The genus Lathyrus, which contains the beautiful sweet pea of the garden, affords us several handsome wild species, but most of them are difficult of determination, and many of them are as yet much confused. This genus is quite closely related to Vicia, but, in general, the leaflets are broader, the flowers are larger, and the style is hairy down the inner side as well as at the tip.

Lathyrus vestitus is the common wild pea of the south. It is quite plentiful, and clambers over and under shrubs, hanging out its occasional clusters of rather large pale flowers.

L. Torreyi, Gray, found from Santa Clara County to Napa in dry woods, is a slender plant, having from one to three small white or pinkish flowers. It is remarkable for and easily distinguished by its very fragrant foliage.

WILD CUCUMBER. BIG-ROOT. CHILICOTHE.

Echinocystis fabacea, Naudin. Gourd Family.

Tendril-bearing vines, ten to thirty feet long. Root.—Enormous; woody. Leaves.—Palmately five- to seven-lobed; three to six inches broad. Flowers.—Yellowish white; monœcious. Calyx-tube.—Campanulate; teeth small or none. Corolla.—Five- to seven-lobed; three to six lines across. Staminate Flowers.—Five to twenty in racemes; their stamens two and a half, with short connate filaments and somewhat horizontal anthers. Pistillate Flowers.—Solitary; from the same axils as the racemes. Ovary.—Two- to four-celled. Fruit.—Two inches long; prickly. Syn.Megarrhiza Californica, Torr. Hab.—Near the coast, from San Diego to Point Reyes.

The wild cucumber is one of our most graceful native vines. It drapes many an unsightly stump, or clambers up into shrubs, embowering them with its pretty foliage. Seeing its rather delicate ivy-like habit above ground, one would never dream that it came from a root as large as a man's body, buried deep in the earth. From this root, it has received two of its common names, "big-root" and "man-in-the-ground." Sometimes this may be seen upon the ocean beach or rolling about in the breakers, where it has been liberated by the wearing away of the cliffs. It is intensely bitter.

The seeds have a very interesting method of germinating. The two large radical leaves remain underground, sending up the terminal shoot only. They are so tender and succulent that they would be eaten forthwith, if they showed themselves above the ground. An oil expressed from the roasted seeds has been used by the Indians to promote the growth of the hair.

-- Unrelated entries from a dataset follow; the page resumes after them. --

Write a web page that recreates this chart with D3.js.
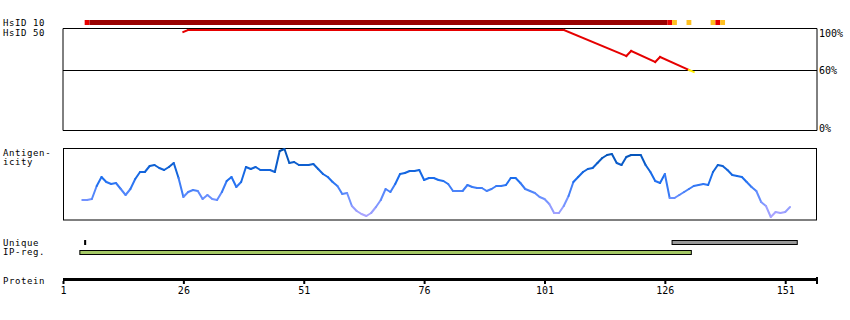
<!DOCTYPE html>
<html>
<head>
<meta charset="utf-8">
<script src="https://cdn.jsdelivr.net/npm/d3@7"></script>
<style>
  body { margin: 0; background: #fff; }
  text { font-family: "DejaVu Sans Mono", monospace; font-size: 10px; fill: #000; }
  text.lbl { font-size: 9px; letter-spacing: 0.6px; }
</style>
</head>
<body>
<script>
// protein axis
const proteinEnd = 157.6;
const tickValues = [1, 26, 51, 76, 101, 126, 151];

// HsID 10 residue runs
const hsid10Start = [6, 7, 127, 128, 131, 136, 137, 138];
const hsid10End   = [6, 126, 127, 128, 131, 136, 137, 138];
const hsid10Level = ["red", "dark", "red", "orange", "orange", "orange", "red", "orange"];

// HsID 50 identity line (residue, %)
const hsid50Res = [26, 27, 105, 118, 119, 124, 125, 131, 132];
const hsid50Pct = [98, 100, 100, 74, 79, 68, 73, 60, 58];
const pctTicks = [100, 60, 0];

// Antigenicity, residues 5..152
const antigenStart = 5;
const antigenValues = [
  20, 20, 21, 34, 43, 38, 36, 37, 31, 25,
  31, 41, 48, 48, 54, 55, 52, 50, 53, 57,
  42, 23, 28, 30, 29, 21, 25, 21, 20, 28,
  39, 43, 33, 38, 53, 51, 53, 50, 50, 50,
  48, 69, 71, 57, 58, 55, 55, 55, 56, 51,
  46, 43, 38, 34, 26, 27, 14, 9, 6, 4,
  7, 13, 20, 31, 28, 36, 46, 47, 49, 49,
  50, 40, 42, 42, 40, 39, 36, 29, 29, 29,
  35, 33, 32, 32, 29, 31, 34, 34, 35, 42,
  42, 37, 31, 29, 27, 23, 21, 16, 7, 7,
  14, 24, 38, 43, 48, 51, 52, 57, 62, 65,
  66, 57, 55, 63, 65, 65, 65, 55, 48, 39,
  37, 46, 22, 22, 25, 28, 31, 34, 35, 36,
  35, 48, 55, 54, 50, 45, 44, 43, 38, 33,
  29, 18, 14, 3, 8, 7, 8, 13
];

// Unique and IP regions (residue boundaries)
const uniqueFrom = [5.5, 127.5];
const uniqueTo   = [5.5, 153.5];
const ipFrom = [4.5];
const ipTo   = [131.5];

const width = 850, height = 320;

let svg = d3.select("body").append("svg")
  .attr("width", width)
  .attr("height", height);

let x = d3.scaleLinear().domain([1, proteinEnd]).range([63, 817]);
let left = x(1), right = x(proteinEnd);

// ---- labels on the left
function label(txt, y) {
  svg.append("text").attr("class", "lbl").attr("x", 3).attr("y", y).text(txt);
}
label("HsID 10", 26);
label("HsID 50", 36);
label("Antigen-", 155.5);
label("icity", 164.5);
label("Unique", 246);
label("IP-reg.", 255);
label("Protein", 284);

// ---- HsID 10 bar
let hsColor = { dark: "#990000", red: "#e60000", orange: "#ffc020" };
svg.selectAll(".hs10")
  .data(hsid10Start.map((s, i) => ({ s: s, e: hsid10End[i], c: hsid10Level[i] })))
  .enter().append("rect")
    .attr("x", d => x(d.s - 0.5))
    .attr("width", d => x(d.e + 0.5) - x(d.s - 0.5))
    .attr("y", 20)
    .attr("height", 5)
    .attr("fill", d => hsColor[d.c]);

// ---- HsID 50 frame
let yPct = d3.scaleLinear().domain([0, 100]).range([130, 30]);
svg.append("path")
  .attr("d", `M${left},${yPct(0) + 0.5}V28.5H${right}V${yPct(0) + 0.5}H${left}`)
  .attr("fill", "none").attr("stroke", "#000");
svg.selectAll(".pctline")
  .data(pctTicks.filter(p => p > 0 && p < 100))
  .enter().append("line")
    .attr("x1", left).attr("x2", right)
    .attr("y1", d => yPct(d) + 0.5).attr("y2", d => yPct(d) + 0.5)
    .attr("stroke", "#000");
svg.selectAll(".pctlabel")
  .data(pctTicks)
  .enter().append("text")
    .attr("x", right + 2)
    .attr("y", d => Math.min(Math.max(yPct(d) + 4, 36.5), 131.5))
    .text(d => d + "%");

let hsSegs = [];
for (let i = 0; i < hsid50Res.length - 1; i++) {
  hsSegs.push({ r0: hsid50Res[i], r1: hsid50Res[i + 1], p0: hsid50Pct[i], p1: hsid50Pct[i + 1] });
}
svg.selectAll(".hs50")
  .data(hsSegs)
  .enter().append("line")
    .attr("x1", d => x(d.r0)).attr("x2", d => x(d.r1))
    .attr("y1", d => yPct(d.p0)).attr("y2", d => yPct(d.p1))
    .attr("stroke", d => d.p1 >= 60 ? "#e60000" : "#ffee00")
    .attr("stroke-width", 2)
    .attr("stroke-linecap", "square");

// ---- Antigenicity
let yAnt = d3.scaleLinear().domain([0, 72]).range([220, 148]);
svg.append("rect")
  .attr("x", left + 0.5).attr("y", 148.5)
  .attr("width", right - left - 1).attr("height", 71.5)
  .attr("fill", "none").attr("stroke", "#000");

let antColor = d3.scaleLinear()
  .domain([5, 22, 40, 70])
  .range(["#aaa4ff", "#6a90ff", "#1c6ef0", "#0050b0"])
  .clamp(true);

let antSegs = [];
for (let i = 0; i < antigenValues.length - 1; i++) {
  antSegs.push({ r: antigenStart + i, v0: antigenValues[i], v1: antigenValues[i + 1] });
}
svg.selectAll(".ant")
  .data(antSegs)
  .enter().append("line")
    .attr("x1", d => x(d.r)).attr("x2", d => x(d.r + 1))
    .attr("y1", d => yAnt(d.v0)).attr("y2", d => yAnt(d.v1))
    .attr("stroke", d => antColor((d.v0 + d.v1) / 2))
    .attr("stroke-width", 2)
    .attr("stroke-linecap", "round");

// ---- Unique / IP-reg bars
svg.selectAll(".uniq")
  .data(uniqueFrom.map((f, i) => ({ f: f, t: uniqueTo[i] })))
  .enter().append("rect")
    .attr("x", d => x(d.f))
    .attr("width", d => Math.max(x(d.t) - x(d.f), 1))
    .attr("y", 240.5).attr("height", 4)
    .attr("fill", d => d.t - d.f > 0 ? "#999999" : "#000")
    .attr("stroke", "#000");

svg.selectAll(".ip")
  .data(ipFrom.map((f, i) => ({ f: f, t: ipTo[i] })))
  .enter().append("rect")
    .attr("x", d => x(d.f))
    .attr("width", d => x(d.t) - x(d.f))
    .attr("y", 250.5).attr("height", 4)
    .attr("fill", "#a4c865")
    .attr("stroke", "#000");

// ---- Protein axis
svg.append("line")
  .attr("x1", left).attr("x2", right)
  .attr("y1", 279.5).attr("y2", 279.5)
  .attr("stroke", "#000").attr("stroke-width", 3);

let axisG = svg.append("g")
  .attr("transform", "translate(0,281)")
  .call(d3.axisBottom(x).tickValues(tickValues).tickSize(3).tickSizeOuter(0).tickFormat(d3.format("d")));
axisG.select(".domain").remove();
axisG.attr("font-family", null).attr("font-size", null);
axisG.selectAll(".tick line").attr("stroke-width", 2);
axisG.selectAll(".tick text").attr("y", 6);

svg.append("line")
  .attr("x1", right).attr("x2", right)
  .attr("y1", 277).attr("y2", 284)
  .attr("stroke", "#000").attr("stroke-width", 2);
</script>
</body>
</html>
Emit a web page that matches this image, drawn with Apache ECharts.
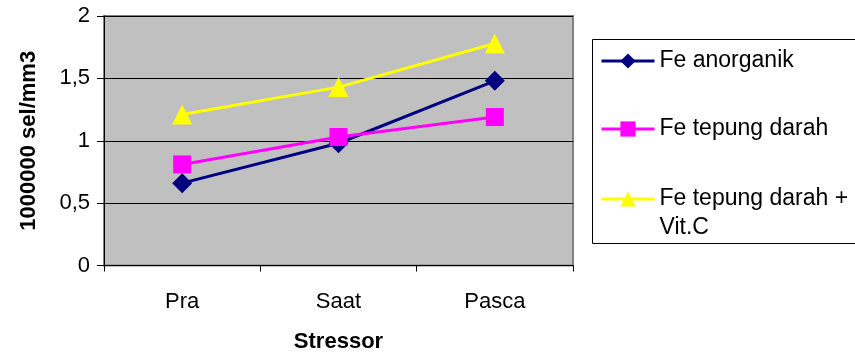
<!DOCTYPE html>
<html>
<head>
<meta charset="utf-8">
<script src="https://cdn.jsdelivr.net/npm/echarts@6/dist/echarts.min.js"></script>
<style>
  html, body { margin: 0; padding: 0; background: #fff; }
  #chart { width: 855px; height: 354px; }
</style>
</head>
<body>
<div id="chart"></div>
<script>
// Stress phases and red blood cell counts (x 1,000,000 cells/mm3)
const categories = ['Pra', 'Saat', 'Pasca'];
const feAnorganik = [0.66, 0.98, 1.48];
const feTepungDarah = [0.81, 1.03, 1.19];
const feTepungDarahVitC = [1.21, 1.43, 1.78];
const seriesNames = ['Fe anorganik', 'Fe tepung darah', 'Fe tepung darah + Vit.C'];
const yTicks = [0, 0.5, 1, 1.5, 2];

const FONT = '"Liberation Sans", Arial, sans-serif';

const chart = echarts.init(document.getElementById('chart'), null, { renderer: 'canvas' });

// One legend block per series so each entry sits at its own height
function legendFor(name, top, formatter) {
  const lg = {
    data: [name],
    orient: 'vertical',
    left: 600,
    top: top,
    padding: 0,
    itemWidth: 53,
    itemHeight: 19,
    selectedMode: false,
    lineStyle: { width: 3 },
    textStyle: { fontFamily: FONT, fontSize: 23, color: '#000', lineHeight: 29 }
  };
  if (formatter) lg.formatter = formatter;
  return lg;
}

const option = {
  animation: false,
  backgroundColor: '#fff',
  grid: {
    left: 104, top: 16, width: 469, height: 249.5,
    containLabel: false,
    outerBoundsMode: 'none',
    show: true, backgroundColor: '#c0c0c0', borderColor: '#808080', borderWidth: 2
  },
  graphic: [{
    type: 'rect',
    shape: { x: 592.5, y: 39.5, width: 280, height: 204 },
    style: { fill: 'none', stroke: '#000', lineWidth: 1 },
    silent: true
  }],
  legend: [
    legendFor(seriesNames[0], 46.5),
    legendFor(seriesNames[1], 114.5),
    // leading blank line keeps the first text line level with the icon
    legendFor(seriesNames[2], 155.5, () => '\nFe tepung darah +\nVit.C')
  ],
  xAxis: {
    type: 'category',
    data: categories,
    boundaryGap: true,
    name: 'Stressor',
    nameLocation: 'middle',
    nameGap: 65,
    nameTextStyle: { fontFamily: FONT, fontSize: 22, fontWeight: 'bold', color: '#000' },
    axisLine: { lineStyle: { color: '#000', width: 1 } },
    axisTick: { show: true, inside: false, length: 6, alignWithLabel: false, lineStyle: { color: '#000' } },
    axisLabel: { fontFamily: FONT, fontSize: 22, color: '#000', margin: 25 },
    splitLine: { show: false }
  },
  yAxis: {
    type: 'value',
    min: yTicks[0],
    max: yTicks[yTicks.length - 1],
    interval: 0.5,
    name: '1000000 sel/mm3',
    nameLocation: 'middle',
    nameGap: 64,
    nameRotate: 90,
    nameTextStyle: { fontFamily: FONT, fontSize: 22, fontWeight: 'bold', color: '#000' },
    axisLine: { show: true, lineStyle: { color: '#000', width: 1 } },
    axisTick: { show: true, inside: false, length: 7, lineStyle: { color: '#000' } },
    axisLabel: {
      fontFamily: FONT, fontSize: 22, color: '#000', margin: 14,
      formatter: v => String(v).replace('.', ',')
    },
    splitLine: { show: true, lineStyle: { color: '#000', width: 1 } }
  },
  series: [
    {
      name: seriesNames[0], type: 'line', data: feAnorganik,
      symbol: 'diamond', symbolSize: 20,
      itemStyle: { color: '#000080' }, lineStyle: { color: '#000080', width: 3 }, z: 3
    },
    {
      name: seriesNames[1], type: 'line', data: feTepungDarah,
      symbol: 'rect', symbolSize: 18,
      itemStyle: { color: '#ff00ff' }, lineStyle: { color: '#ff00ff', width: 3 }, z: 4
    },
    {
      name: seriesNames[2], type: 'line', data: feTepungDarahVitC,
      symbol: 'triangle', symbolSize: 20,
      itemStyle: { color: '#ffff00' }, lineStyle: { color: '#ffff00', width: 3 }, z: 5
    }
  ]
};

chart.setOption(option);
</script>
</body>
</html>
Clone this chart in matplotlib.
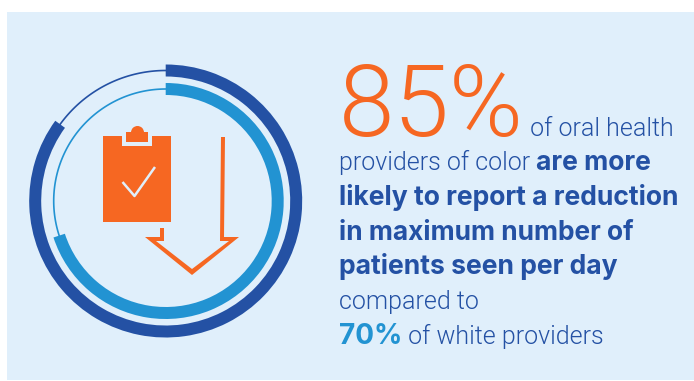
import matplotlib
matplotlib.use("Agg")
import matplotlib.pyplot as plt
import numpy as np
from matplotlib.patches import Rectangle, Polygon, Circle

W, H = 694, 381

ring_values = [85, 70]
ring_colors = ['#2451a4', '#2293d2']
ring_outer = [136.5, 118]

ORANGE = '#f66722'
DARK = '#2451a4'
BLUE = '#2293d2'
BG = '#e0effb'
LIGHT_FONT = ['Roboto', 'DejaVu Sans']
BOLD_FONT = ['Inter', 'DejaVu Sans']

# baseline, runs of (text, colour, weight, size in px)
lines = [
    (136, [('85%', ORANGE, 300, 100), (' of oral health', DARK, 300, 25)]),
    (170, [('providers of color ', DARK, 300, 25), ('are more', DARK, 'bold', 26.5)]),
    (205, [('likely to report a reduction', DARK, 'bold', 26.5)]),
    (240, [('in maximum number of', DARK, 'bold', 26.3)]),
    (274, [('patients seen per day', DARK, 'bold', 26.5)]),
    (309, [('compared to', DARK, 300, 25)]),
    (344, [('70%', BLUE, 'bold', 28), (' of white providers', DARK, 300, 25)]),
]
TEXT_X = 339


def px(size):
    return size * 72 / 100


def family(weight):
    return BOLD_FONT if weight == 'bold' else LIGHT_FONT


def advance(s, weight, size, rend):
    # bars keep leading and trailing spaces in the measure
    a = ax.text(0, 0, '|' + s + '|', fontsize=px(size), fontweight=weight, family=family(weight))
    b = ax.text(0, 0, '||', fontsize=px(size), fontweight=weight, family=family(weight))
    w = a.get_window_extent(rend).width - b.get_window_extent(rend).width
    a.remove()
    b.remove()
    return w


fig = plt.figure(figsize=(W / 100, H / 100), dpi=100, facecolor='white')
ax = fig.add_axes([0, 0, 1, 1])
ax.set_xlim(0, W)
ax.set_ylim(H, 0)
ax.axis('off')
ax.add_patch(Rectangle((7, 12), W - 7, H - 12 - 1, fc=BG, ec='none'))

# clipboard
ax.add_patch(Rectangle((103, 136), 68, 86, fc=ORANGE, ec='none'))
ax.add_patch(Rectangle((122.5, 136), 29.5, 10, fc=BG, ec='none'))
ax.add_patch(Rectangle((126, 132), 22.5, 10, fc=ORANGE, ec='none'))
ax.add_patch(Circle((137.5, 132.5), 6.5, fc=ORANGE, ec='none'))
ax.plot([122.5, 134.5, 155], [182, 196, 167], color=BG, lw=1.8, solid_capstyle='butt')

# arrow
ax.add_patch(Polygon([(225, 137), (224, 237), (239, 237), (192, 275), (145, 237), (160, 237),
                      (160, 228), (164, 228), (164, 241), (156, 241), (192, 269), (229, 241),
                      (220, 241), (221, 137)],
                     closed=True, fc=ORANGE, ec='none'))

# rings
cx, cy, rmax = 165.7, 201, 140
pol = fig.add_axes([(cx - rmax) / W, 1 - (cy + rmax) / H, 2 * rmax / W, 2 * rmax / H],
                   projection='polar')
pol.set_theta_zero_location('N')
pol.set_theta_direction(-1)
pol.set_rlim(0, rmax)
pol.axis('off')
pol.patch.set_alpha(0)
for val, col, r in zip(ring_values, ring_colors, ring_outer):
    end = 2 * np.pi * val / 100
    pol.bar(0, 12, width=end, bottom=r - 12, align='edge', color=col, linewidth=0)
    th = np.linspace(end, 2 * np.pi, 100)
    pol.plot(th, np.full_like(th, r - 6), color=col, lw=1.2)

# text, one run after the other
fig.canvas.draw()
rend = fig.canvas.get_renderer()
for y, runs in lines:
    x = TEXT_X
    for s, col, weight, size in runs:
        ax.text(x, y, s, color=col, fontsize=px(size), fontweight=weight,
                family=family(weight), ha='left', va='baseline')
        x += advance(s, weight, size, rend)

fig.savefig('out.png', dpi=100)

Authorities have differed about the classification of these plants, and they have been variously called Megarrhiza, Micrampelis, and Echinocystis, the latter being latest approved. We have several species. One common in the South is E. macrocarpa, Greene. This has a large oval, prickly ball, four inches or so long. When mature, this opens at the top, splitting into several segments, which gradually roll downward, like the petals of a beautiful white lily, showing their pure-white inner surfaces and leaving exposed the four cells in the center, with lacelike walls, in which nestle the large, handsome dark seeds. These seeds are often beautifully mottled and colored, and in the early days served the Spanish-Californian children for marbles.